Стремление контркультурной критики к тотальности четче всего просматривается в псевдонаучном бестселлере Майкла Хардта и Антонио Негри «Империя». Хардт и Негри просто берут грамшианскую теорию культурной гегемонии и раздувают ее до мировых масштабов. Система, одолев национальный пролетариат, стала глобальной, превратившись в империю. Неважно, что нет явных свидетельств существования такой империи. Факт все увеличивающегося единообразия культур, по мнению авторов, показывает, что непременно должна существовать основополагающая система репрессий и контроля. Беспорядки, нестабильность и открытое беззаконие, существующие во всем мире, — это просто знак глубочайшей порочности системы: «Все конфликты, кризисы и разлады успешно подгоняют процесс интеграции и в то же время требуют более крепкой центральной власти. Мир, равновесие и прекращение конфликтов — это ценности, на которые направлены все усилия. Формирование глобальной системы (и имперского права, в первую очередь) выглядит как развитие машины, которая диктует процедуры постоянной контрактуализации, ведущей к системному равновесию, — машины, создающей постоянную потребность в сильной власти. Похоже, что эта машина предопределяет осуществление властных полномочий абсолютно на всем социальном пространстве».
Таким образом, «машина» создает иллюзию беспорядка, чтобы вызвать у нас покорность репрессивной системе. По мнению Хардта и Негри, единственное возможное решение в данном случае — анархическое сопротивление масс, которые должны противиться стремящейся поработить их империи, став «новой кочевой ордой» или «новыми варварами». Авторов не особенно заботит, какие формы примет это оппозиционное движение; по-видимому, их вполне устраивает любое насилие. (Вот как они описывают лос- анджелесские беспорядки: «Грабежи и поджоги были не просто метафорами, а показателями истинной глобальной мобильности и непостоянства постфордовских социальных медиаций». Этот фрагмент весьма показателен. Кто бы мог подумать, что беспорядки — это просто метафора?)

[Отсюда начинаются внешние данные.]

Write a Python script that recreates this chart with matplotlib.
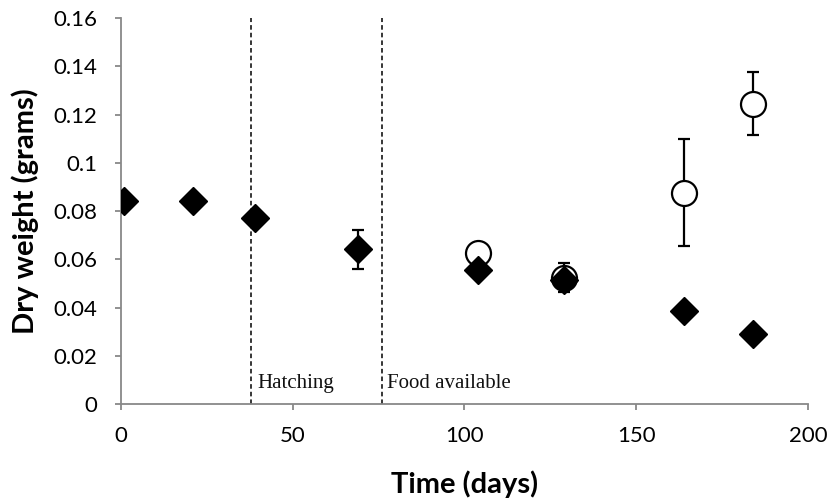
import matplotlib
matplotlib.use("Agg")
import matplotlib.pyplot as plt

# Data
diamond_x = [1, 21, 39, 69, 104, 129, 164, 184]
diamond_y = [0.0841, 0.0841, 0.0771, 0.0642, 0.0555, 0.0515, 0.0385, 0.0289]
diamond_err = [0, 0, 0, 0.008, 0, 0, 0, 0]

circle_x = [104, 129, 164, 184]
circle_y = [0.0625, 0.0525, 0.0877, 0.1245]
circle_err = [0.0030, 0.0062, 0.0222, 0.0131]

event_x = [38, 76]
event_labels = ["Hatching", "Food available"]

xticks = [0, 50, 100, 150, 200]
yticks = [0, 0.02, 0.04, 0.06, 0.08, 0.1, 0.12, 0.14, 0.16]
ytick_labels = ["0", "0.02", "0.04", "0.06", "0.08", "0.1", "0.12", "0.14", "0.16"]

fig = plt.figure(figsize=(8.32, 5.04), dpi=100)
ax = fig.add_axes([0.1454, 0.198, 0.8256, 0.766])

for xv, lab in zip(event_x, event_labels):
    ax.axvline(xv, color="black", linestyle=(0, (3, 2)), linewidth=1.1, zorder=1)
    ax.text(xv + 1.6, 0.0068, lab, fontfamily="Liberation Serif", fontsize=15,
            ha="left", va="baseline", color="#111111")

ax.errorbar(circle_x, circle_y, yerr=circle_err, fmt="o", markersize=18,
            markerfacecolor="white", markeredgecolor="black", markeredgewidth=1.6,
            ecolor="black", elinewidth=1.6, capsize=4.5, capthick=1.6, zorder=3)
ax.errorbar(diamond_x, diamond_y, yerr=diamond_err,
            fmt="D", markersize=14, markerfacecolor="black", markeredgecolor="black",
            ecolor="black", elinewidth=1.6, capsize=4.5, capthick=1.6, zorder=4)

ax.set_xlim(0, 200)
ax.set_ylim(0, 0.16)
ax.set_xticks(xticks)
ax.set_yticks(yticks)
ax.set_yticklabels(ytick_labels)
for lab in ax.get_xticklabels() + ax.get_yticklabels():
    lab.set_fontfamily("Lato")
    lab.set_fontsize(16)

for s in ["top", "right"]:
    ax.spines[s].set_visible(False)
for s in ["left", "bottom"]:
    ax.spines[s].set_color("#888888")
    ax.spines[s].set_linewidth(1.3)
ax.tick_params(axis="both", direction="out", length=4.5, width=1.3, color="#888888",
               labelcolor="black")
ax.tick_params(axis="y", pad=12.5)
ax.tick_params(axis="x", pad=11)

ax.set_xlabel("Time (days)", fontfamily="Lato", fontweight="bold", fontsize=21, labelpad=18)
ax.set_ylabel("Dry weight (grams)", fontfamily="Lato", fontweight="bold", fontsize=21, labelpad=10)

fig.savefig("out.png", dpi=100)
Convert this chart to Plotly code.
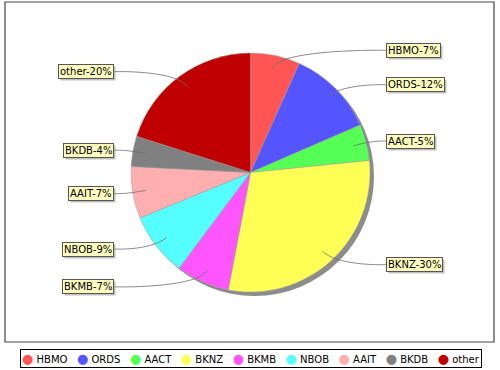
import math
import plotly.graph_objects as go

# ---- data ----
names = ["HBMO", "ORDS", "AACT", "BKNZ", "BKMB", "NBOB", "AAIT", "BKDB", "other"]
values = [6.7, 11.8, 4.9, 29.6, 7.2, 8.6, 7.0, 4.1, 20.1]
colors = ["#FF5555", "#5555FF", "#55FF55", "#FFFF55", "#FF55FF",
          "#55FFFF", "#FFAFAF", "#808080", "#C00000"]

W, H = 500, 370
cx, cy, R = 250.5, 172.5, 119.5
FONT = "DejaVu Sans"

total = sum(values)
pcts = [v / total * 100 for v in values]
labels = [f"{n}-{round(p)}%" for n, p in zip(names, pcts)]


def px(x):
    return x / W


def py(y):
    return 1 - y / H


fig = go.Figure()

# shadow pie
fig.add_trace(go.Pie(
    values=[1], marker=dict(colors=["#8C8C8C"], line=dict(width=0)),
    domain=dict(x=[px(cx - R + 4), px(cx + R + 4)], y=[py(cy + R + 4), py(cy - R + 4)]),
    textinfo="none", hoverinfo="skip", showlegend=False, sort=False,
))

# main pie
fig.add_trace(go.Pie(
    labels=names, values=values, sort=False, direction="clockwise", rotation=0,
    marker=dict(colors=colors, line=dict(color="#A0A0A0", width=0.5)),
    domain=dict(x=[px(cx - R), px(cx + R)], y=[py(cy + R), py(cy - R)]),
    textinfo="none", hoverinfo="skip", showlegend=False,
))

shapes = []
annotations = []
cum = 0.0
for name, v, lab in zip(names, values, labels):
    theta = (cum + v / 2) / total * 2 * math.pi
    cum += v
    s, c = math.sin(theta), math.cos(theta)
    right = s > 0
    sign = 1 if right else -1
    labelY = cy - c * 1.045 * R
    lx, ly = cx + s * 0.89 * R, cy - c * 0.89 * R
    ex, ey = cx + s * 1.05 * R, cy - c * 1.05 * R
    ax = cx + sign * 1.07 * R
    tx = cx + 1.135 * R if right else cx - 1.145 * R
    path = (f"M {px(lx)},{py(ly)} C {px(ex)},{py(ey)} {px(ax)},{py(ey)} "
            f"{px(tx)},{py(labelY)}")
    shapes.append(dict(type="path", path=path, xref="paper", yref="paper",
                       line=dict(color="#6E6E6E", width=0.8)))
    common = dict(x=px(tx), y=py(labelY), xref="paper", yref="paper",
                  xanchor="left" if right else "right", yanchor="middle",
                  text=lab, showarrow=False, borderpad=1, borderwidth=1)
    annotations.append(dict(common, font=dict(family=FONT, size=10, color="rgba(0,0,0,0)"),
                            bgcolor="rgba(140,140,140,0.55)", bordercolor="rgba(0,0,0,0)",
                            xshift=2, yshift=-2))
    annotations.append(dict(common, font=dict(family=FONT, size=10, color="black"),
                            bgcolor="#FFFFC0", bordercolor="#555555"))

# plot area border
shapes.append(dict(type="rect", xref="paper", yref="paper",
                   x0=px(5), x1=px(494), y0=py(342), y1=py(2),
                   line=dict(color="#444444", width=1.2), layer="below"))

# legend as text
gap = "\u00a0"
parts = []
for n, col in zip(names, colors):
    parts.append(f"<span style='color:{col};font-size:13px'>\u25CF</span>{gap}{n}")
legend_text = (gap * 3).join(parts)
annotations.append(dict(x=px(250.5), y=py(358), xref="paper", yref="paper",
                        xanchor="center", yanchor="middle", text=legend_text,
                        showarrow=False, font=dict(family=FONT, size=10, color="black"),
                        bgcolor="white", bordercolor="black", borderwidth=1, borderpad=1))

fig.update_layout(
    width=W, height=H, margin=dict(l=0, r=0, t=0, b=0),
    paper_bgcolor="white", plot_bgcolor="white",
    shapes=shapes, annotations=annotations, showlegend=False,
)

fig.write_html("out.html", config={"displayModeBar": False},
               post_script="document.body.style.margin='0px';")
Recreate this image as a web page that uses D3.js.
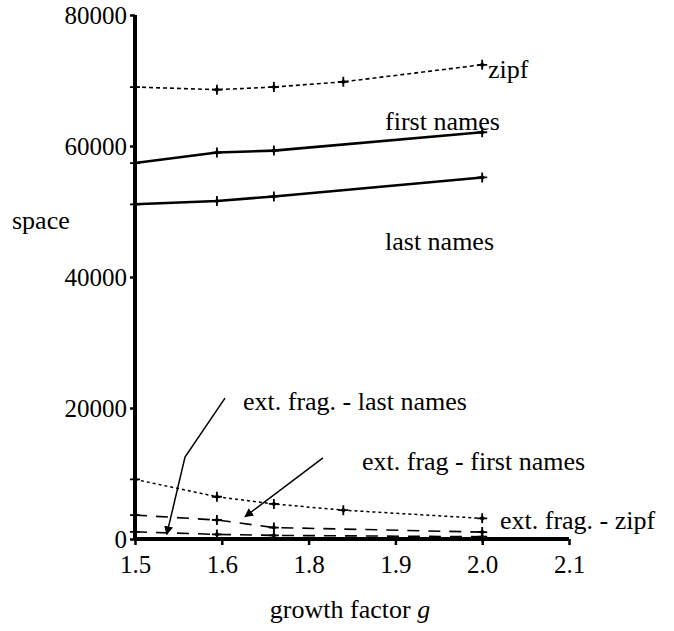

Хардту и Негри, тем не менее, не удалось хоть как-то объяснить, чем эта так называемая империя плоха. Они просто приравнивают порядок к репрессиям, а беспорядок — к свободе. Однако все мы понимаем: диктатура закона имеет огромное значение для обеспечения личной свободы в национальном контексте; зачем же тогда нам сопротивляться ее выходу на международный уровень? Что плохого в «мире, равновесии и прекращении конфликтов?» И с какой стати нам жить в «новом варварстве»?